» **Exercise aim**: Copy nothing but the text: reproduce each line of the listing exactly and leave the pictures out.

* BEGIN Supplied information *

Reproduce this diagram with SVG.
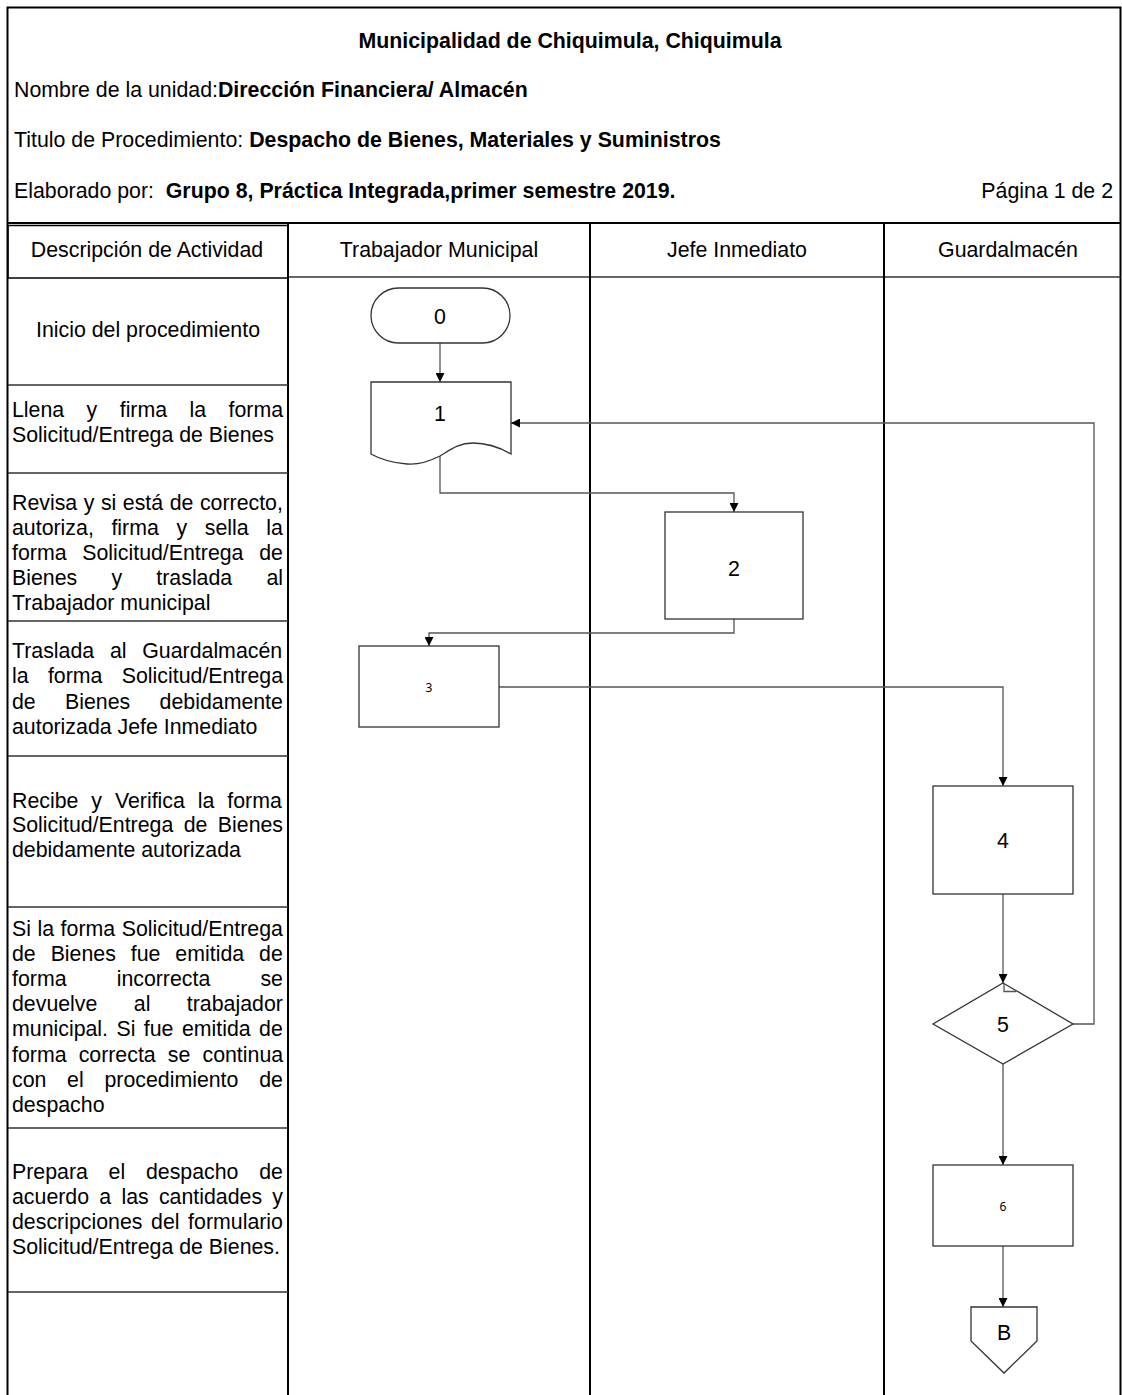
<svg xmlns="http://www.w3.org/2000/svg" width="1122" height="1395" viewBox="0 0 1122 1395">
<style>
text{font-family:"Liberation Sans",Arial,sans-serif;fill:#000}
.t{font-size:21.33px}
.b{font-weight:bold}
.d{font-size:21.33px}
.n{font-size:21.33px;text-anchor:middle}
.s{font-family:"Noto Sans","Liberation Sans",sans-serif;font-size:12px;text-anchor:middle}
.grid{stroke:#000;stroke-width:2;fill:none}
.row{stroke:#333;stroke-width:1.5;fill:none}
.shape{fill:#fff;stroke:#333;stroke-width:1.3}
.conn{fill:none;stroke:#555;stroke-width:1.3}
</style>
<defs>
<marker id="ah" viewBox="0 0 10 10" refX="10" refY="5" markerWidth="9" markerHeight="9" markerUnits="userSpaceOnUse" orient="auto">
<path d="M0,0 L10,5 L0,10 Z" fill="#000"/>
</marker>
</defs>
<rect width="1122" height="1395" fill="#fff"/>

<g id="frame">
<path class="grid" d="M7.5,1395 V7.5 H1120.5 V1395"/>
<path class="grid" d="M7.5,223 H1120.5"/>
<path class="row" d="M288,277 H1120.5" stroke-width="2"/>
<rect x="8" y="225.5" width="280" height="52.5" fill="none" stroke="#000" stroke-width="1.5"/>
<path class="grid" d="M288,223 V1395" stroke-width="1.5"/>
<path class="grid" d="M590,223 V1395"/>
<path class="grid" d="M884,223 V1395"/>
<path class="row" d="M8,385 H288 M8,473 H288 M8,621 H288 M8,756 H288 M8,907 H288 M8,1128 H288 M8,1292 H288"/>
</g>

<g id="header">
<text class="t b" x="570" y="48" text-anchor="middle">Municipalidad de Chiquimula, Chiquimula</text>
<text class="t" x="14" y="97">Nombre de la unidad:<tspan class="b">Dirección Financiera/ Almacén</tspan></text>
<text class="t" x="14" y="147" xml:space="preserve">Titulo de Procedimiento: <tspan class="b">Despacho de Bienes, Materiales y Suministros</tspan></text>
<text class="t" x="14" y="198" xml:space="preserve">Elaborado por:  <tspan class="b">Grupo 8, Práctica Integrada,primer semestre 2019.</tspan></text>
<text class="t" x="1113" y="198" text-anchor="end">Página 1 de 2</text>
<text class="t" x="147" y="257" text-anchor="middle">Descripción de Actividad</text>
<text class="t" x="439" y="257" text-anchor="middle">Trabajador Municipal</text>
<text class="t" x="737" y="257" text-anchor="middle">Jefe Inmediato</text>
<text class="t" x="1008" y="257" text-anchor="middle">Guardalmacén</text>
</g>

<g id="desc-0">
<text class="d" x="148" y="337" text-anchor="middle">Inicio del procedimiento</text>
</g>
<g id="desc-1">
<text class="d" x="12" y="417" word-spacing="16.5">Llena y firma la forma</text>
<text class="d" x="12" y="441.5">Solicitud/Entrega de Bienes</text>
</g>
<g id="desc-2">
<text class="d" x="12" y="509.5" word-spacing="0.6">Revisa y si está de correcto,</text>
<text class="d" x="12" y="535" word-spacing="11.7">autoriza, firma y sella la</text>
<text class="d" x="12" y="560" word-spacing="9.8">forma Solicitud/Entrega de</text>
<text class="d" x="12" y="585" word-spacing="28.3">Bienes y traslada al</text>
<text class="d" x="12" y="610">Trabajador municipal</text>
</g>
<g id="desc-3">
<text class="d" x="12" y="657.5" word-spacing="9.8">Traslada al Guardalmacén</text>
<text class="d" x="12" y="683" word-spacing="13.4">la forma Solicitud/Entrega</text>
<text class="d" x="12" y="708.5" word-spacing="23.4">de Bienes debidamente</text>
<text class="d" x="12" y="733.5">autorizada Jefe Inmediato</text>
</g>
<g id="desc-4">
<text class="d" x="12" y="807.5" word-spacing="7">Recibe y Verifica la forma</text>
<text class="d" x="12" y="832" word-spacing="4.5">Solicitud/Entrega de Bienes</text>
<text class="d" x="12" y="857">debidamente autorizada</text>
</g>
<g id="desc-5">
<text class="d" x="12" y="935.5" word-spacing="0.6">Si la forma Solicitud/Entrega</text>
<text class="d" x="12" y="960.7" word-spacing="9">de Bienes fue emitida de</text>
<text class="d" x="12" y="985.9" word-spacing="44.2">forma incorrecta se</text>
<text class="d" x="12" y="1011.1" word-spacing="30.5">devuelve al trabajador</text>
<text class="d" x="12" y="1036.3" word-spacing="2.5">municipal. Si fue emitida de</text>
<text class="d" x="12" y="1061.5" word-spacing="6.2">forma correcta se continua</text>
<text class="d" x="12" y="1086.7" word-spacing="14.8">con el procedimiento de</text>
<text class="d" x="12" y="1111.9">despacho</text>
</g>
<g id="desc-6">
<text class="d" x="12" y="1178.5" word-spacing="14.8">Prepara el despacho de</text>
<text class="d" x="12" y="1203.7" word-spacing="4.3">acuerdo a las cantidades y</text>
<text class="d" x="12" y="1228.7" word-spacing="2.7">descripciones del formulario</text>
<text class="d" x="12" y="1253.8">Solicitud/Entrega de Bienes.</text>
</g>

<g id="connectors">
<path class="conn" d="M440,343 V382" marker-end="url(#ah)"/>
<path class="conn" d="M440,456 V493 H734 V512" marker-end="url(#ah)"/>
<path class="conn" d="M734,619 V633 H429 V646" marker-end="url(#ah)"/>
<path class="conn" d="M499,687 H1003 V786" marker-end="url(#ah)"/>
<path class="conn" d="M1003,894 V983" marker-end="url(#ah)"/>
<path class="conn" d="M1073,1024 H1094 V423 H511" marker-end="url(#ah)"/>
<path class="conn" d="M1003,1064 V1165" marker-end="url(#ah)"/>
<path class="conn" d="M1003,1246 V1307" marker-end="url(#ah)"/>
</g>

<g id="node-0">
<rect class="shape" x="371" y="288" width="139" height="55" rx="27.5"/>
<text class="n" x="440" y="323.5">0</text>
</g>
<g id="node-1">
<path class="shape" d="M371,382 H511 V454 C499,447 487,443 473,443 C458,443 450,450 440,456 C428,462 418,465 407,464 C392,463 380,459 371,454 Z"/>
<text class="n" x="440" y="420.5">1</text>
</g>
<g id="node-2">
<rect class="shape" x="665" y="512" width="138" height="107"/>
<text class="n" x="734" y="575.5">2</text>
</g>
<g id="node-3">
<rect class="shape" x="359" y="646" width="140" height="81"/>
<text class="s" x="429" y="691.5">3</text>
</g>
<g id="node-4">
<rect class="shape" x="933" y="786" width="140" height="108"/>
<text class="n" x="1003" y="847.5">4</text>
</g>
<g id="node-5">
<path class="shape" d="M1003,983 L1073,1024 L1003,1064 L933,1024 Z"/>
<path class="conn" d="M1004,984 V991.5 H1016" stroke="#333"/>
<text class="n" x="1003" y="1031.5">5</text>
</g>
<g id="node-6">
<rect class="shape" x="933" y="1165" width="140" height="81"/>
<text class="s" x="1003" y="1210.5">6</text>
</g>
<g id="node-B">
<path class="shape" d="M971,1307 H1037 V1341 L1004,1373 L971,1341 Z"/>
<text class="n" x="1004" y="1339.5">B</text>
</g>
</svg>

* END Supplied information *

» **Completed exercise**:
Reproduce this diagram with SVG.
<svg xmlns="http://www.w3.org/2000/svg" width="1122" height="1395" viewBox="0 0 1122 1395">
<style>
text{font-family:"Liberation Sans",Arial,sans-serif;fill:#000}
.t{font-size:21.33px}
.b{font-weight:bold}
.d{font-size:21.33px}
.n{font-size:21.33px;text-anchor:middle}
.s{font-family:"Noto Sans","Liberation Sans",sans-serif;font-size:12px;text-anchor:middle}
.grid{stroke:#000;stroke-width:2;fill:none}
.row{stroke:#333;stroke-width:1.5;fill:none}
.shape{fill:#fff;stroke:#333;stroke-width:1.3}
.conn{fill:none;stroke:#555;stroke-width:1.3}
</style>
<defs>
<marker id="ah" viewBox="0 0 10 10" refX="10" refY="5" markerWidth="9" markerHeight="9" markerUnits="userSpaceOnUse" orient="auto">
<path d="M0,0 L10,5 L0,10 Z" fill="#000"/>
</marker>
</defs>
<rect width="1122" height="1395" fill="#fff"/>

<g id="frame">
<path class="grid" d="M7.5,1395 V7.5 H1120.5 V1395"/>
<path class="grid" d="M7.5,223 H1120.5"/>
<path class="row" d="M288,277 H1120.5" stroke-width="2"/>
<rect x="8" y="225.5" width="280" height="52.5" fill="none" stroke="#000" stroke-width="1.5"/>
<path class="grid" d="M288,223 V1395" stroke-width="1.5"/>
<path class="grid" d="M590,223 V1395"/>
<path class="grid" d="M884,223 V1395"/>
<path class="row" d="M8,385 H288 M8,473 H288 M8,621 H288 M8,756 H288 M8,907 H288 M8,1128 H288 M8,1292 H288"/>
</g>

<g id="header">
<text class="t b" x="570" y="48" text-anchor="middle">Municipalidad de Chiquimula, Chiquimula</text>
<text class="t" x="14" y="97">Nombre de la unidad:<tspan class="b">Dirección Financiera/ Almacén</tspan></text>
<text class="t" x="14" y="147" xml:space="preserve">Titulo de Procedimiento: <tspan class="b">Despacho de Bienes, Materiales y Suministros</tspan></text>
<text class="t" x="14" y="198" xml:space="preserve">Elaborado por:  <tspan class="b">Grupo 8, Práctica Integrada,primer semestre 2019.</tspan></text>
<text class="t" x="1113" y="198" text-anchor="end">Página 1 de 2</text>
<text class="t" x="147" y="257" text-anchor="middle">Descripción de Actividad</text>
<text class="t" x="439" y="257" text-anchor="middle">Trabajador Municipal</text>
<text class="t" x="737" y="257" text-anchor="middle">Jefe Inmediato</text>
<text class="t" x="1008" y="257" text-anchor="middle">Guardalmacén</text>
</g>

<g id="desc-0">
<text class="d" x="148" y="337" text-anchor="middle">Inicio del procedimiento</text>
</g>
<g id="desc-1">
<text class="d" x="12" y="417" word-spacing="16.5">Llena y firma la forma</text>
<text class="d" x="12" y="441.5">Solicitud/Entrega de Bienes</text>
</g>
<g id="desc-2">
<text class="d" x="12" y="509.5" word-spacing="0.6">Revisa y si está de correcto,</text>
<text class="d" x="12" y="535" word-spacing="11.7">autoriza, firma y sella la</text>
<text class="d" x="12" y="560" word-spacing="9.8">forma Solicitud/Entrega de</text>
<text class="d" x="12" y="585" word-spacing="28.3">Bienes y traslada al</text>
<text class="d" x="12" y="610">Trabajador municipal</text>
</g>
<g id="desc-3">
<text class="d" x="12" y="657.5" word-spacing="9.8">Traslada al Guardalmacén</text>
<text class="d" x="12" y="683" word-spacing="13.4">la forma Solicitud/Entrega</text>
<text class="d" x="12" y="708.5" word-spacing="23.4">de Bienes debidamente</text>
<text class="d" x="12" y="733.5">autorizada Jefe Inmediato</text>
</g>
<g id="desc-4">
<text class="d" x="12" y="807.5" word-spacing="7">Recibe y Verifica la forma</text>
<text class="d" x="12" y="832" word-spacing="4.5">Solicitud/Entrega de Bienes</text>
<text class="d" x="12" y="857">debidamente autorizada</text>
</g>
<g id="desc-5">
<text class="d" x="12" y="935.5" word-spacing="0.6">Si la forma Solicitud/Entrega</text>
<text class="d" x="12" y="960.7" word-spacing="9">de Bienes fue emitida de</text>
<text class="d" x="12" y="985.9" word-spacing="44.2">forma incorrecta se</text>
<text class="d" x="12" y="1011.1" word-spacing="30.5">devuelve al trabajador</text>
<text class="d" x="12" y="1036.3" word-spacing="2.5">municipal. Si fue emitida de</text>
<text class="d" x="12" y="1061.5" word-spacing="6.2">forma correcta se continua</text>
<text class="d" x="12" y="1086.7" word-spacing="14.8">con el procedimiento de</text>
<text class="d" x="12" y="1111.9">despacho</text>
</g>
<g id="desc-6">
<text class="d" x="12" y="1178.5" word-spacing="14.8">Prepara el despacho de</text>
<text class="d" x="12" y="1203.7" word-spacing="4.3">acuerdo a las cantidades y</text>
<text class="d" x="12" y="1228.7" word-spacing="2.7">descripciones del formulario</text>
<text class="d" x="12" y="1253.8">Solicitud/Entrega de Bienes.</text>
</g>

<g id="connectors">
<path class="conn" d="M440,343 V382" marker-end="url(#ah)"/>
<path class="conn" d="M440,456 V493 H734 V512" marker-end="url(#ah)"/>
<path class="conn" d="M734,619 V633 H429 V646" marker-end="url(#ah)"/>
<path class="conn" d="M499,687 H1003 V786" marker-end="url(#ah)"/>
<path class="conn" d="M1003,894 V983" marker-end="url(#ah)"/>
<path class="conn" d="M1073,1024 H1094 V423 H511" marker-end="url(#ah)"/>
<path class="conn" d="M1003,1064 V1165" marker-end="url(#ah)"/>
<path class="conn" d="M1003,1246 V1307" marker-end="url(#ah)"/>
</g>

<g id="node-0">
<rect class="shape" x="371" y="288" width="139" height="55" rx="27.5"/>
<text class="n" x="440" y="323.5">0</text>
</g>
<g id="node-1">
<path class="shape" d="M371,382 H511 V454 C499,447 487,443 473,443 C458,443 450,450 440,456 C428,462 418,465 407,464 C392,463 380,459 371,454 Z"/>
<text class="n" x="440" y="420.5">1</text>
</g>
<g id="node-2">
<rect class="shape" x="665" y="512" width="138" height="107"/>
<text class="n" x="734" y="575.5">2</text>
</g>
<g id="node-3">
<rect class="shape" x="359" y="646" width="140" height="81"/>
<text class="s" x="429" y="691.5">3</text>
</g>
<g id="node-4">
<rect class="shape" x="933" y="786" width="140" height="108"/>
<text class="n" x="1003" y="847.5">4</text>
</g>
<g id="node-5">
<path class="shape" d="M1003,983 L1073,1024 L1003,1064 L933,1024 Z"/>
<path class="conn" d="M1004,984 V991.5 H1016" stroke="#333"/>
<text class="n" x="1003" y="1031.5">5</text>
</g>
<g id="node-6">
<rect class="shape" x="933" y="1165" width="140" height="81"/>
<text class="s" x="1003" y="1210.5">6</text>
</g>
<g id="node-B">
<path class="shape" d="M971,1307 H1037 V1341 L1004,1373 L971,1341 Z"/>
<text class="n" x="1004" y="1339.5">B</text>
</g>
</svg>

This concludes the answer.